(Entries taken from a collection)
>> Begin
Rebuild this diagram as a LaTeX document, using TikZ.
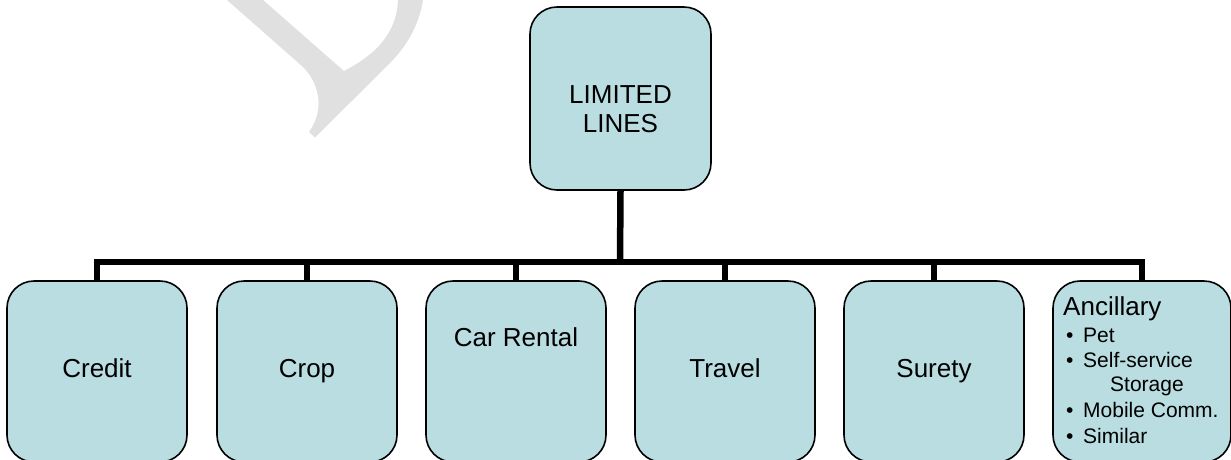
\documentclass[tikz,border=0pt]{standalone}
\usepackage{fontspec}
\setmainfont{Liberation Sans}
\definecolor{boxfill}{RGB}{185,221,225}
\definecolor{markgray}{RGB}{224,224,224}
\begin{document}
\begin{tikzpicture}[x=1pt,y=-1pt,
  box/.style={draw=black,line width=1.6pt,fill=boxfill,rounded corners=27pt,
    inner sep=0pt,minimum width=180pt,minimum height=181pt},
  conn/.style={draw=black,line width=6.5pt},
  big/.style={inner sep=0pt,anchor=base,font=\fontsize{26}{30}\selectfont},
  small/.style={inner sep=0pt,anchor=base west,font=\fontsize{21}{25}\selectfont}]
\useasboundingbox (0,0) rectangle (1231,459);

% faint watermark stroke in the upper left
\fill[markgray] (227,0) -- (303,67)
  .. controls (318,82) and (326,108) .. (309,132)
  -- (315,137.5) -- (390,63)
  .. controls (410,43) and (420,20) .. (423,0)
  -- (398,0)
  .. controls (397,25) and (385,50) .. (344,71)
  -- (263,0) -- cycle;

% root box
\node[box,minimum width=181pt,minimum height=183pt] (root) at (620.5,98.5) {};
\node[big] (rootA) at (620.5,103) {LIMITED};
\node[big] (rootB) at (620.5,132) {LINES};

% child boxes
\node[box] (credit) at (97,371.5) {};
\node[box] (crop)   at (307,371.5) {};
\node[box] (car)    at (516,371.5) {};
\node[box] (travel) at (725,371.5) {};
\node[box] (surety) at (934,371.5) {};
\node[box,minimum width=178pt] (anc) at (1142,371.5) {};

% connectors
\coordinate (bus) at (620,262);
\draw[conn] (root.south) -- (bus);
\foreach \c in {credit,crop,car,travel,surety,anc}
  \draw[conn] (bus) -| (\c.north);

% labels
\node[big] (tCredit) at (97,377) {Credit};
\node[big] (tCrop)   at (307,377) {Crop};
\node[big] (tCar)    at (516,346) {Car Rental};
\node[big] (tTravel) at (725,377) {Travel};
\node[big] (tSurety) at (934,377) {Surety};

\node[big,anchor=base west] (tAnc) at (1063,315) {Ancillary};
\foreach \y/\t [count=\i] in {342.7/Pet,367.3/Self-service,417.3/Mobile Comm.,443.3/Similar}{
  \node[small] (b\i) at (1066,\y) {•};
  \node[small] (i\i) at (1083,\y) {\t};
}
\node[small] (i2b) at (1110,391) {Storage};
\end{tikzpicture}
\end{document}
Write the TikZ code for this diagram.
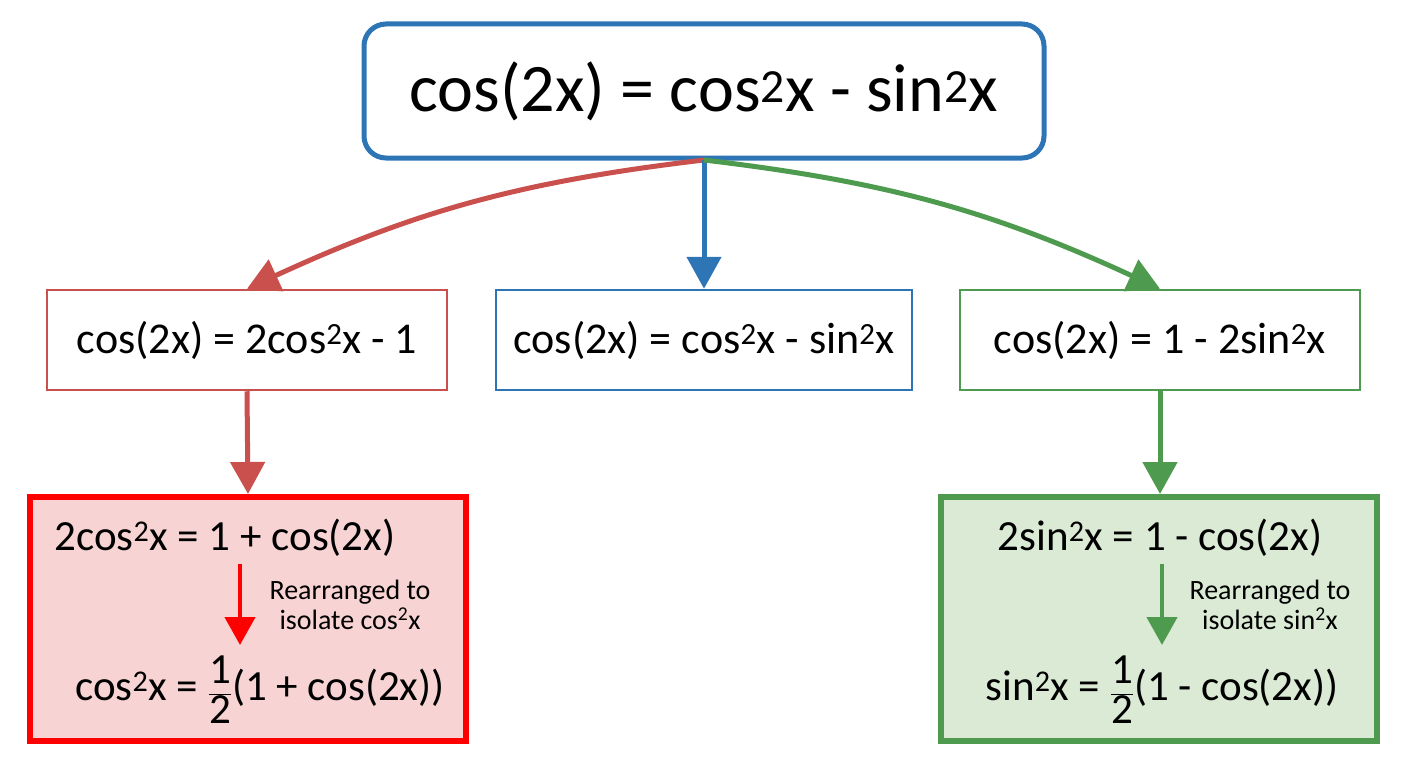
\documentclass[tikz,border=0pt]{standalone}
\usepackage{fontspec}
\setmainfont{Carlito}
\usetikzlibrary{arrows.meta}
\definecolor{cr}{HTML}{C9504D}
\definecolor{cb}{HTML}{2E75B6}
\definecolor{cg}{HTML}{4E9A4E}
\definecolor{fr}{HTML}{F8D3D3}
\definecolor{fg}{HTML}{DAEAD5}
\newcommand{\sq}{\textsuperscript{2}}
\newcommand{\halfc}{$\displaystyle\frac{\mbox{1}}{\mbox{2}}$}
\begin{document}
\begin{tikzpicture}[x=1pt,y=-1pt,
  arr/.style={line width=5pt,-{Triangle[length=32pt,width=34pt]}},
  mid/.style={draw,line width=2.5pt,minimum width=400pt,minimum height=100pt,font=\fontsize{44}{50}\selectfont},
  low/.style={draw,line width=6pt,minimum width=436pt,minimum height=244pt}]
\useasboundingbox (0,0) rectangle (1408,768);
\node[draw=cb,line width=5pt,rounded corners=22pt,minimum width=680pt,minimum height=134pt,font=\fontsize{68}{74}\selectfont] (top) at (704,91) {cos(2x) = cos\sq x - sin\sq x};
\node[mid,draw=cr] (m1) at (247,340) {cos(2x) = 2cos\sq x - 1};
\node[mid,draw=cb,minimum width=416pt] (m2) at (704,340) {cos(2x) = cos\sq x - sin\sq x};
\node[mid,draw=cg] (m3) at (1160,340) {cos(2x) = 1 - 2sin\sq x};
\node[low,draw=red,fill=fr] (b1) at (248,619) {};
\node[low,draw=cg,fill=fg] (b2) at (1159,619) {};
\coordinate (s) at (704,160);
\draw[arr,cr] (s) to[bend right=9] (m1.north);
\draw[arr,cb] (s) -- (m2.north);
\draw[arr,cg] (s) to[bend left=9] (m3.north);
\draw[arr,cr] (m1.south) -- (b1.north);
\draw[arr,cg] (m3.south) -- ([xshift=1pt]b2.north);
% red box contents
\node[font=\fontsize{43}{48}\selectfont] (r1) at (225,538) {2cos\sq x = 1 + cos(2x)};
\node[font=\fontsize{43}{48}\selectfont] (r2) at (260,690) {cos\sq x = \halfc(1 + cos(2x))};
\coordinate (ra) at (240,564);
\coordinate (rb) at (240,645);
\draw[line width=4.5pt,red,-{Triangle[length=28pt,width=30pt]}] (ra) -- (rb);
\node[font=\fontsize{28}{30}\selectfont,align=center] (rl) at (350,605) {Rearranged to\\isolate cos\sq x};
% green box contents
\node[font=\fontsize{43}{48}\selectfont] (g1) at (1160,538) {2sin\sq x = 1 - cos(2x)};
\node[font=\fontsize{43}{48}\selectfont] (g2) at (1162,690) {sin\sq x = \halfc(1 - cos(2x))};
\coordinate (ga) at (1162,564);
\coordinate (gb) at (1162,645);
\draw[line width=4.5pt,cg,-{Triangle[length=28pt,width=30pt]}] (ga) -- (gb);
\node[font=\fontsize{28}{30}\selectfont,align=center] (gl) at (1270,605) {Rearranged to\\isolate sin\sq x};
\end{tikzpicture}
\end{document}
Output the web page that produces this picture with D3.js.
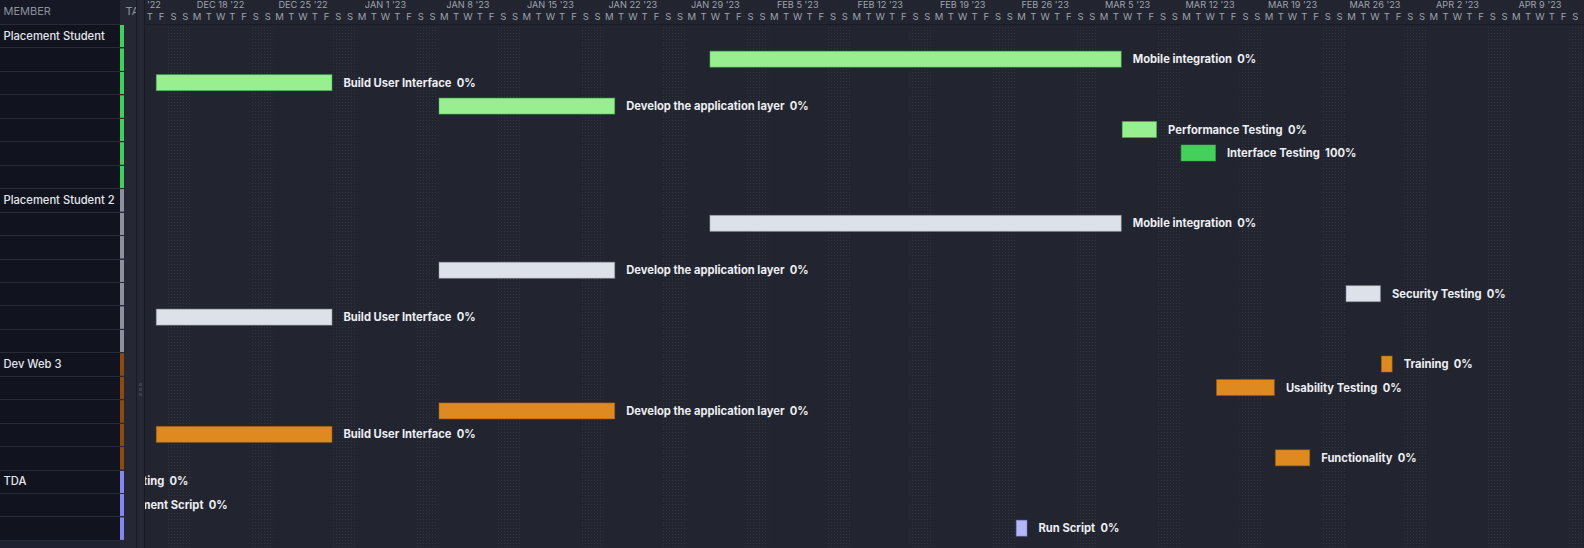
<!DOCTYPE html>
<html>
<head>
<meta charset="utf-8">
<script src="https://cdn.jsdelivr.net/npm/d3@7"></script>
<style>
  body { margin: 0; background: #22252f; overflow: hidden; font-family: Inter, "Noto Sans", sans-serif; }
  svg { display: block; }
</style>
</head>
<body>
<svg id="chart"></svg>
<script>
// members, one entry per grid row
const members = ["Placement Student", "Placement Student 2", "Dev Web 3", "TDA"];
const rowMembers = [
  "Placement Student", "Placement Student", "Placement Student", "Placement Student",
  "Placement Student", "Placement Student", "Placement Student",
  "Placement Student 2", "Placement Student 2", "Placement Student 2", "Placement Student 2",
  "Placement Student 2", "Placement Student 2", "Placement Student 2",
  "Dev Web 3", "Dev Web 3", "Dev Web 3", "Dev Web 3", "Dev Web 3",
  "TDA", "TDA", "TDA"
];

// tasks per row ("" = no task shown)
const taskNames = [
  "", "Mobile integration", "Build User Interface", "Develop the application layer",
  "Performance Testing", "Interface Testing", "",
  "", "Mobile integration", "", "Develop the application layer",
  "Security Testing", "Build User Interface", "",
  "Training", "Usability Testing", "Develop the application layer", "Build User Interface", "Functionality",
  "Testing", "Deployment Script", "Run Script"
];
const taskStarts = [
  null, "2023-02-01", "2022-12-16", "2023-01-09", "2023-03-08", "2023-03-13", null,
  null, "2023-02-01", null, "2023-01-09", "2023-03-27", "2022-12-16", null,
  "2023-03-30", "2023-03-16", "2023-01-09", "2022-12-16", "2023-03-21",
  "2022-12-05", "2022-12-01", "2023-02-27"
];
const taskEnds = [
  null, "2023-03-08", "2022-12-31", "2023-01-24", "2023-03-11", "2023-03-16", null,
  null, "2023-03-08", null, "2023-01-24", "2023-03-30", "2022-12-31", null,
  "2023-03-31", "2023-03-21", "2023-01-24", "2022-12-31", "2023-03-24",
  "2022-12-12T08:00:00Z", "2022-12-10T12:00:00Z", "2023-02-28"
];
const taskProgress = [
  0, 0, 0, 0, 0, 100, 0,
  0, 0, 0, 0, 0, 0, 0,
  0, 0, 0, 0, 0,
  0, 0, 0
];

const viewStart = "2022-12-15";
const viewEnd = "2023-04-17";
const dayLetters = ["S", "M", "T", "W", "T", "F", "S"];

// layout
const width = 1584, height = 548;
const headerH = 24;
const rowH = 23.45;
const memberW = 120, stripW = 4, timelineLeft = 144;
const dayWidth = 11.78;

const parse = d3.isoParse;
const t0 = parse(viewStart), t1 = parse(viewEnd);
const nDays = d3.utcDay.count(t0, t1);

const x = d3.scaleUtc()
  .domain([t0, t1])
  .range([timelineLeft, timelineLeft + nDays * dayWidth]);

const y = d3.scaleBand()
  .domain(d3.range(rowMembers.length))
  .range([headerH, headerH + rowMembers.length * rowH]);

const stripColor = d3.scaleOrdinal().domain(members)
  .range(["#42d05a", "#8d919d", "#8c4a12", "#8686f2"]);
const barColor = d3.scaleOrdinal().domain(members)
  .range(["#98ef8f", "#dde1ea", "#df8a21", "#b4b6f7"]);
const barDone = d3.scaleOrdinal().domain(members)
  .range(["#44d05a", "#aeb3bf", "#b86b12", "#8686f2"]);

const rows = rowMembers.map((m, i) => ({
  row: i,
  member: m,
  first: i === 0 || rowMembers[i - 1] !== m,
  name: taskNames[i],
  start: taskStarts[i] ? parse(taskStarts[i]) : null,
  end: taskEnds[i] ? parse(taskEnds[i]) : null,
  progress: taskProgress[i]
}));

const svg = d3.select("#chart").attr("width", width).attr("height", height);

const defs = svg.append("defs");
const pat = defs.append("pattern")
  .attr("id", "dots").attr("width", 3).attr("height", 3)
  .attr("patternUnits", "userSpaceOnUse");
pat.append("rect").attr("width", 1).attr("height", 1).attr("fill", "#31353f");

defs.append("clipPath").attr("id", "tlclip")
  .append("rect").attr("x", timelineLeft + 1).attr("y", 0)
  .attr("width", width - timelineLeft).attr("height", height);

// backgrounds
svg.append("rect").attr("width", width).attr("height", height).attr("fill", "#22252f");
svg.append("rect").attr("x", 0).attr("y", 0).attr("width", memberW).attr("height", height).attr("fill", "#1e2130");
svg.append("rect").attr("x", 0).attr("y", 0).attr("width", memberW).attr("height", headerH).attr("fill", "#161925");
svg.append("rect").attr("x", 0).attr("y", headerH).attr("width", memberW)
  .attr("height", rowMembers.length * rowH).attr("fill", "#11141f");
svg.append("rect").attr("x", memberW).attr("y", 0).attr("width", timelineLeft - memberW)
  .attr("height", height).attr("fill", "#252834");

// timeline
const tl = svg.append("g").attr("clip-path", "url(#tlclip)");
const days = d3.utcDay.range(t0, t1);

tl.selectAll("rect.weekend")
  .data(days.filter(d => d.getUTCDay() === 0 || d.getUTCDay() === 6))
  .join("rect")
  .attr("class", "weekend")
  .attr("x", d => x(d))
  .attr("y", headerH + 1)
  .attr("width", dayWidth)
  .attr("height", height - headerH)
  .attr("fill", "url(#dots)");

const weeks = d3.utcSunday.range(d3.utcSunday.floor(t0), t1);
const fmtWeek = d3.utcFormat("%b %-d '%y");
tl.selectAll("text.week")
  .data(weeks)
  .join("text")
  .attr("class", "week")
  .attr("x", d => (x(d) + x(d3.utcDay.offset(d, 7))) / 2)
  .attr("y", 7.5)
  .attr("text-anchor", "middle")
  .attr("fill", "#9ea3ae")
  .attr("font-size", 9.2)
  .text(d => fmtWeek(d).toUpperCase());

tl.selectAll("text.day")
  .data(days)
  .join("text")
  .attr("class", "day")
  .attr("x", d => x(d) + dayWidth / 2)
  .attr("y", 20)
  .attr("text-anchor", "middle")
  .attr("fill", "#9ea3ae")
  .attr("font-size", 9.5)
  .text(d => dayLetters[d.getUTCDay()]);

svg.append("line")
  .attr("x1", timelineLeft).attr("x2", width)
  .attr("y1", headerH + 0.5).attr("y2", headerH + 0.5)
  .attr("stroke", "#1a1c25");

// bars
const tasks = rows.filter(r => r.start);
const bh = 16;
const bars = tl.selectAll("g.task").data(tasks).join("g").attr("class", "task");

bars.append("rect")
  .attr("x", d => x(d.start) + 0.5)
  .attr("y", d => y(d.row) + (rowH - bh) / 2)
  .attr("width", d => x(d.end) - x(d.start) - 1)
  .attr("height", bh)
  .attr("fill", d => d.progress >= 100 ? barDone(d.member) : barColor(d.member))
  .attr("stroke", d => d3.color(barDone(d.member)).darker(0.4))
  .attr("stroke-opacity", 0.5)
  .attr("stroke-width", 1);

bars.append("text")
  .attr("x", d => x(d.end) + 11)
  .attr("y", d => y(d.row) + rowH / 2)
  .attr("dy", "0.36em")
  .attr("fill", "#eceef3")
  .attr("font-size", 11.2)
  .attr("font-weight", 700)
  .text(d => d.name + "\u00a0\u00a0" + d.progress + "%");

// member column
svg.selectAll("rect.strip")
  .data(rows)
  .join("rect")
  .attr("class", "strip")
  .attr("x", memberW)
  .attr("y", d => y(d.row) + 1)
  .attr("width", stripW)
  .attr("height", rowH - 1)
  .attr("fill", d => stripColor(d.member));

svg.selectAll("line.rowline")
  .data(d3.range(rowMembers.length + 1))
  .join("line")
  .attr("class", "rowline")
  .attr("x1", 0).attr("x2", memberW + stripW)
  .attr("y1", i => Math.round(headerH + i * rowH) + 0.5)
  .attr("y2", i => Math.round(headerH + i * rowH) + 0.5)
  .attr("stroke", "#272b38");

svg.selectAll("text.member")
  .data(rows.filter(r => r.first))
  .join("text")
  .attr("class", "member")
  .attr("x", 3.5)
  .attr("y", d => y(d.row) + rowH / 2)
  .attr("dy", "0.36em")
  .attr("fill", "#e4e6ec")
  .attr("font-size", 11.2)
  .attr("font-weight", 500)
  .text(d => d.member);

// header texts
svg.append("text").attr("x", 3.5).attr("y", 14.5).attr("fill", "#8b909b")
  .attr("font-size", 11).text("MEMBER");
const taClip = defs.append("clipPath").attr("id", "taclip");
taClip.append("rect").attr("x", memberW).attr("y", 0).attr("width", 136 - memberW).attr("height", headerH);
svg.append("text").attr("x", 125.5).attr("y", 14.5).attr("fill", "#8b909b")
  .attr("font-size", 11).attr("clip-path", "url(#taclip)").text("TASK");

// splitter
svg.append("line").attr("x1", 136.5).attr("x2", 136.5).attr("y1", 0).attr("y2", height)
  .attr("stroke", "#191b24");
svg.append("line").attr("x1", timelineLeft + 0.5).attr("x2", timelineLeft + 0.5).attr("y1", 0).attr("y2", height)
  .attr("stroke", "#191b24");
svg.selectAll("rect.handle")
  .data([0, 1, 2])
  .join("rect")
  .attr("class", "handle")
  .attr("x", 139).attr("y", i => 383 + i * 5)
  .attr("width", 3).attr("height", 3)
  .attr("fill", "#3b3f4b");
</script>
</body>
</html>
>> End
## INSTRUCTIONS FOR THE TASK
Skip every picture and return the lines above from the top through the one that contains "(tSurety) at (934,377)".

## WRITTEN RESPONSE
Rebuild this diagram as a LaTeX document, using TikZ.
\documentclass[tikz,border=0pt]{standalone}
\usepackage{fontspec}
\setmainfont{Liberation Sans}
\definecolor{boxfill}{RGB}{185,221,225}
\definecolor{markgray}{RGB}{224,224,224}
\begin{document}
\begin{tikzpicture}[x=1pt,y=-1pt,
  box/.style={draw=black,line width=1.6pt,fill=boxfill,rounded corners=27pt,
    inner sep=0pt,minimum width=180pt,minimum height=181pt},
  conn/.style={draw=black,line width=6.5pt},
  big/.style={inner sep=0pt,anchor=base,font=\fontsize{26}{30}\selectfont},
  small/.style={inner sep=0pt,anchor=base west,font=\fontsize{21}{25}\selectfont}]
\useasboundingbox (0,0) rectangle (1231,459);

% faint watermark stroke in the upper left
\fill[markgray] (227,0) -- (303,67)
  .. controls (318,82) and (326,108) .. (309,132)
  -- (315,137.5) -- (390,63)
  .. controls (410,43) and (420,20) .. (423,0)
  -- (398,0)
  .. controls (397,25) and (385,50) .. (344,71)
  -- (263,0) -- cycle;

% root box
\node[box,minimum width=181pt,minimum height=183pt] (root) at (620.5,98.5) {};
\node[big] (rootA) at (620.5,103) {LIMITED};
\node[big] (rootB) at (620.5,132) {LINES};

% child boxes
\node[box] (credit) at (97,371.5) {};
\node[box] (crop)   at (307,371.5) {};
\node[box] (car)    at (516,371.5) {};
\node[box] (travel) at (725,371.5) {};
\node[box] (surety) at (934,371.5) {};
\node[box,minimum width=178pt] (anc) at (1142,371.5) {};

% connectors
\coordinate (bus) at (620,262);
\draw[conn] (root.south) -- (bus);
\foreach \c in {credit,crop,car,travel,surety,anc}
  \draw[conn] (bus) -| (\c.north);

% labels
\node[big] (tCredit) at (97,377) {Credit};
\node[big] (tCrop)   at (307,377) {Crop};
\node[big] (tCar)    at (516,346) {Car Rental};
\node[big] (tTravel) at (725,377) {Travel};
\node[big] (tSurety) at (934,377) {Surety};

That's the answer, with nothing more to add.